Aside from it being a desperately difficult summer for Australia with the catastrophic bushfires, Barty happens to be the most popular sports person in the country all of a sudden, not to mention the No. 1 player in the world. Plainly, she can barely move without a camera going off or a dozen heads turning.
More than 40 years have passed since the last Australian woman, Chris O’Neil, won the national
Open at Kooyong in 1978, a statistic that was thrown in Barty’s face today as well. She brushed it aside, a skill she has refined. “Like you said, it’s a long way away,’’ she said, gently chiding the reporter for his impertinence.
Barty made the quarter-finals here last year, but so much has changed since then. A grand slam
victory in Paris, for instance, and the climb to No. 1, a feat not achieved by an Australian since
Lleyton Hewitt and one she finds astonishing “every morning” when she wakes up.
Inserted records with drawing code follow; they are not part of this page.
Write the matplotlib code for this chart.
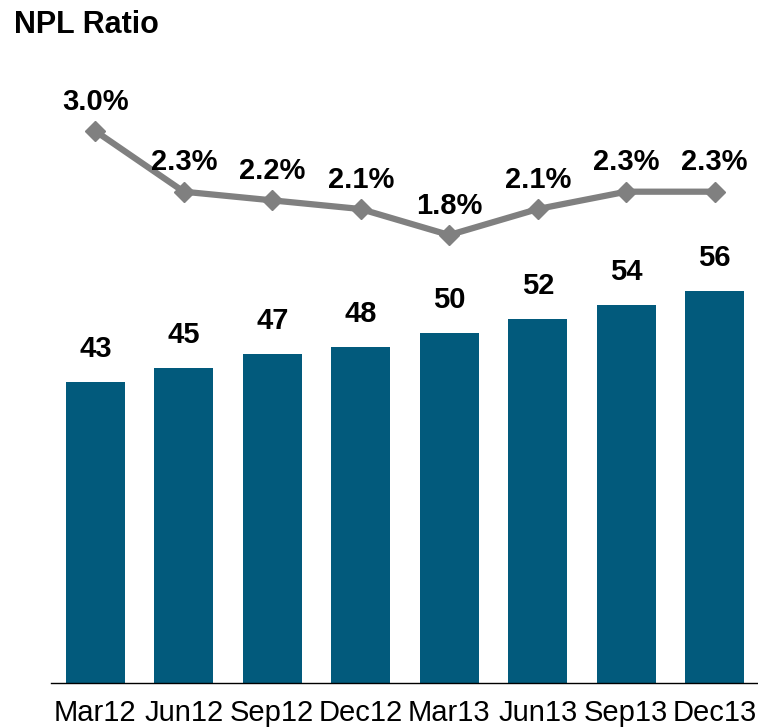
import matplotlib
matplotlib.use("Agg")
import matplotlib.pyplot as plt

plt.rcParams['font.family'] = ['Liberation Sans', 'DejaVu Sans']

# donnees
quarters = ["Mar12", "Jun12", "Sep12", "Dec12", "Mar13", "Jun13", "Sep13", "Dec13"]
npl_volume = [43, 45, 47, 48, 50, 52, 54, 56]
npl_ratio = [3.0, 2.3, 2.2, 2.1, 1.8, 2.1, 2.3, 2.3]

bar_color = "#025A7C"
line_color = "#808080"

fig = plt.figure(figsize=(7.58, 7.28), dpi=100)
W, H = 758, 728
# axes : bas a y=683 px, haut a y=60 px
ax = fig.add_axes([51 / W, (H - 683) / H, 708 / W, 623 / H])
x = range(len(quarters))
ax.bar(x, npl_volume, width=0.67, color=bar_color, zorder=2)
ax.set_xlim(-0.5, 7.5)
ax.set_ylim(0, 89)
for xi, v in zip(x, npl_volume):
    ax.annotate(str(v), (xi, v), xytext=(0, 14), textcoords="offset points",
                ha="center", va="bottom", fontsize=21, fontweight="bold")

ax.set_xticks(list(x))
ax.set_xticklabels(quarters, fontsize=21)
ax.tick_params(axis="x", length=0, pad=11.5)
ax.set_yticks([])
for s in ["top", "right", "left"]:
    ax.spines[s].set_visible(False)
ax.spines["bottom"].set_linewidth(1.0)
ax.spines["bottom"].set_color("black")

# ratio sur un axe secondaire
ax2 = ax.twinx()
ax2.plot(x, npl_ratio, color=line_color, lw=4.5, marker="D", markersize=10, zorder=3)
ax2.set_ylim(-3.367, 3.819)
ax2.set_xlim(-0.5, 7.5)
ax2.axis("off")
for xi, v in zip(x, npl_ratio):
    ax2.annotate(f"{v:.1f}%", (xi, v), xytext=(0, 11), textcoords="offset points",
                 ha="center", va="bottom", fontsize=21, fontweight="bold")

fig.text(14 / W, 1 - 10 / H, "NPL Ratio", fontsize=22, fontweight="bold",
         ha="left", va="top")

fig.savefig("out.png", dpi=100)
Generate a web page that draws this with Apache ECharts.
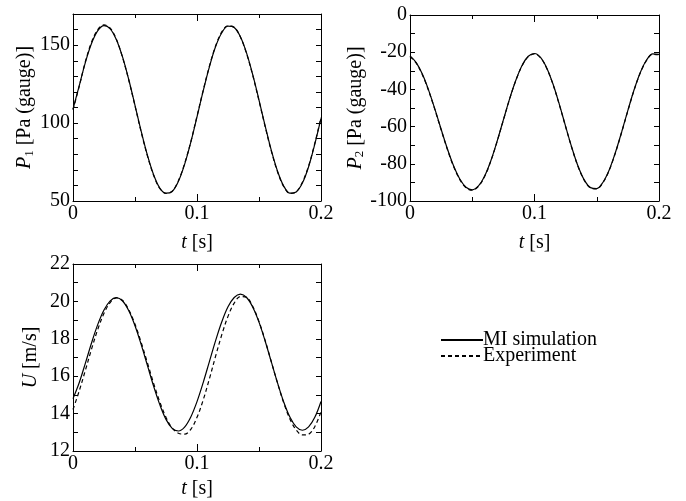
<!DOCTYPE html>
<html><head><meta charset="utf-8">
<script src="https://cdn.jsdelivr.net/npm/echarts@6/dist/echarts.min.js"></script>
<style>html,body{margin:0;padding:0;background:#fff}#c{width:686px;height:501px}</style>
</head><body><div id="c"></div>
<script>
const time = [0,0.005,0.01,0.015,0.02,0.025,0.03,0.035,0.04,0.045,0.05,0.055,0.06,0.065,0.07,0.075,0.08,0.085,0.09,0.095,0.1,0.105,0.11,0.115,0.12,0.125,0.13,0.135,0.14,0.145,0.15,0.155,0.16,0.165,0.17,0.175,0.18,0.185,0.19,0.195,0.2];
const p1Sim = [109,123.9,139,151.2,159.3,162.5,160.5,153.5,142.3,127.8,111.4,94.7,79.4,66.9,58.3,55,56.1,62.6,73.5,87.7,104,120.7,136.1,149.1,158,162.2,161.3,155.4,144.9,130.9,114.8,98.1,82.3,69,59.5,55,55.8,61.5,72,86.5,103];
const p1Exp = [108.5,123.5,139.5,152,160,163,161,153.8,142,127.5,111,94.2,79,66.5,58,54.8,56.3,63,74,88,104.5,121,136.5,149.5,158.5,162.5,161.5,155.3,144.5,130.5,114.3,97.6,81.8,68.6,59.2,54.8,55.9,62,72.5,87,103.5];
const p2Sim = [-22,-25.6,-31.9,-40.5,-50.6,-61.4,-71.9,-81.1,-88.2,-92.6,-94,-91.9,-86.5,-78.2,-67.8,-56.4,-45.1,-35.1,-27.1,-22.2,-20.7,-22.9,-28.7,-37.4,-48.2,-59.9,-71.3,-81.3,-88.7,-92.8,-93.3,-89.9,-83.3,-73.9,-62.9,-51.3,-40.2,-30.9,-24.2,-20.9,-21.2];
const p2Exp = [-22.3,-25.9,-32.2,-40.8,-50.9,-61.7,-72.2,-81.4,-88.5,-92.9,-94.2,-92.1,-86.7,-78.4,-67.9,-56.5,-45.2,-35.2,-27.3,-22.4,-20.9,-23.1,-28.9,-37.6,-48.4,-60.1,-71.5,-81.5,-88.9,-93,-93.5,-90.1,-83.5,-74.1,-63.1,-51.5,-40.4,-31.1,-24.4,-21.1,-21.4];
const uSim = [14.8,15.65,16.7,17.79,18.77,19.54,20.03,20.2,20.02,19.5,18.7,17.69,16.58,15.47,14.48,13.69,13.21,13.07,13.28,13.82,14.64,15.66,16.78,17.9,18.91,19.71,20.21,20.39,20.21,19.69,18.89,17.87,16.75,15.63,14.61,13.8,13.29,13.11,13.29,13.8,14.65];
const uExp = [14.22,15.21,16.32,17.46,18.51,19.36,19.94,20.19,20.05,19.55,18.78,17.8,16.72,15.62,14.62,13.8,13.22,12.95,12.9,13.16,13.8,14.73,15.86,17.07,18.22,19.2,19.91,20.26,20.22,19.72,18.92,17.9,16.76,15.62,14.56,13.7,13.12,12.86,12.9,13.3,14.1];
const xTicks = ['0','0.1','0.2'];
const seriesNames = ['MI simulation','Experiment'];

const FF = 'Liberation Serif';
const pairs = arr => arr.map((v,i)=>[time[i], v]);

const grids = [
  {left:73, top:14, width:248, height:187},
  {left:410, top:15, width:249, height:186},
  {left:73, top:264, width:248, height:187}
];
const yCfg = [
  {min:50, max:170, labelEvery:50, name:'{i|P}{s|1}{n| [Pa (gauge)]}', gap:33},
  {min:-100, max:0, labelEvery:20, name:'{i|P}{s|2}{n| [Pa (gauge)]}', gap:33},
  {min:12, max:22, labelEvery:2, name:'{i|U}{n| [m/s]}', gap:31}
];
const yInt = [10,10,1];
const xNameGaps = [31,31,27];

const xAxis = [], yAxis = [], series = [];
const rich = {
  i:{fontFamily:FF,fontStyle:'italic',fontSize:20,color:'#000',lineHeight:22},
  s:{fontFamily:FF,fontSize:13,color:'#000',verticalAlign:'bottom',lineHeight:22},
  n:{fontFamily:FF,fontSize:20,color:'#000',lineHeight:22}
};
grids.forEach((g,k)=>{
  xAxis.push({
    type:'value', gridIndex:k, position:'bottom', min:0, max:0.2, interval:0.1,
    axisLine:{show:true,onZero:false,lineStyle:{color:'#000',width:1}},
    axisTick:{show:true,inside:true,length:7,lineStyle:{color:'#000'}},
    minorTick:{show:true,splitNumber:2,length:4,lineStyle:{color:'#000'}},
    splitLine:{show:false},
    axisLabel:{fontFamily:FF,fontSize:20,color:'#000',margin:3,
      formatter:v=>{const i=Math.round(v/0.1);return xTicks[i]!==undefined?xTicks[i]:'';}},
    name:'{i|t}{n| [s]}', nameLocation:'middle', nameGap:xNameGaps[k],
    nameTextStyle:{fontFamily:FF,fontSize:20,color:'#000',rich:rich}
  });
  xAxis.push({
    type:'value', gridIndex:k, position:'top', min:0, max:0.2, interval:0.1,
    axisLine:{show:true,onZero:false,lineStyle:{color:'#000',width:1}},
    axisTick:{show:true,inside:true,length:7,lineStyle:{color:'#000'}},
    minorTick:{show:true,splitNumber:2,length:4,lineStyle:{color:'#000'}},
    splitLine:{show:false}, axisLabel:{show:false}
  });
  const c = yCfg[k];
  yAxis.push({
    type:'value', gridIndex:k, position:'left', min:c.min, max:c.max, interval:yInt[k],
    axisLine:{show:true,onZero:false,lineStyle:{color:'#000',width:1}},
    axisTick:{show:true,inside:true,length:5,lineStyle:{color:'#000'}},
    splitLine:{show:false},
    axisLabel:{fontFamily:FF,fontSize:20,color:'#000',margin:3,showMaxLabel:true,showMinLabel:true,
      formatter:v=>{const r=v/c.labelEvery;return Math.abs(r-Math.round(r))<1e-6?String(Math.round(v)):'';}},
    name:c.name, nameLocation:'middle', nameGap:c.gap, nameRotate:90,
    nameTextStyle:{fontFamily:FF,fontSize:20,color:'#000',rich:rich}
  });
  yAxis.push({
    type:'value', gridIndex:k, position:'right', min:c.min, max:c.max, interval:yInt[k],
    axisLine:{show:true,onZero:false,lineStyle:{color:'#000',width:1}},
    axisTick:{show:true,inside:true,length:5,lineStyle:{color:'#000'}},
    splitLine:{show:false}, axisLabel:{show:false}
  });
});
const sets = [[p1Sim,p1Exp],[p2Sim,p2Exp],[uSim,uExp]];
sets.forEach((pair,k)=>{
  pair.forEach((arr,j)=>{
    series.push({
      type:'line', name:seriesNames[j], xAxisIndex:2*k, yAxisIndex:2*k,
      data:pairs(arr), smooth:0.35, symbol:'none', clip:true,
      lineStyle:{color:'#000', width:1.2, type: j===0?'solid':[4,3]},
      itemStyle:{color:'#000'}, z: j===0?3:2
    });
  });
});

const chart = echarts.init(document.getElementById('c'), null, {renderer:'canvas'});
chart.setOption({
  animation:false,
  backgroundColor:'#fff',
  grid:grids,
  xAxis:xAxis, yAxis:yAxis, series:series,
  legend:{
    data:seriesNames, orient:'vertical', left:435, top:325,
    itemWidth:42, itemHeight:10, itemGap:-4, selectedMode:false,
    itemStyle:{opacity:0},
    formatter:name=>'{a|'+name+'}',
    textStyle:{fontFamily:FF,fontSize:20,color:'#000',
      rich:{a:{fontFamily:FF,fontSize:20,color:'#000',padding:[0,0,0,-5]}}}
  }
});
</script></body></html>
Her predecessor as the preeminent Australian female player, Samantha Stosur, infamously found
playing at home insufferably suffocating. Barty herself takes the attitude that she will take it, and
“You can (feel pressure), but I think it’s also important to enjoy it,” she said. “It’s important to embrace it. Enjoy everything that comes along with it. You don’t get to play an Australian Open
every single week; you don’t get to play a Grand Slam every single week. And I won’t be out here
forever playing these Grand Slams every few months of the year, so I’m looking forward to getting out here. For me it’s easy to normalise it. It’s pretty simple in that I’ve got – in my biased opinion – the best team on the tour and they look after me very well.”
The crowds can only help her, she says. “It’s a feeling when you walk out on the court, it’s almost electric that the crowd’s involved, and I’ve got so much love and support from the crowd, it’s amazing. When they get really invested in a match, it’s really special.’’
Pressure? What pressure? The late, great cricket all-rounder and world war II fighter pilot Keith
Miller’s classic line comes to mind: “Pressure’s a Messerschmitt up your arse”.
Barty just wants to bring it on. She began her media conference with “how yer goin’?” to the first reporter to venture a question. The first word she used to describe her feelings was “excitement”, appropriately enough.
“There’s no extra pressure,’’ she said. “I don’t read the papers, I don’t look into any more than I
need to. I’m here with my team trying to do the best that we can and it’s amazing to have so much support and so much love for the Australian public and I’ve really felt that in an exceptional way in
the last 12 months. It’s been incredible.”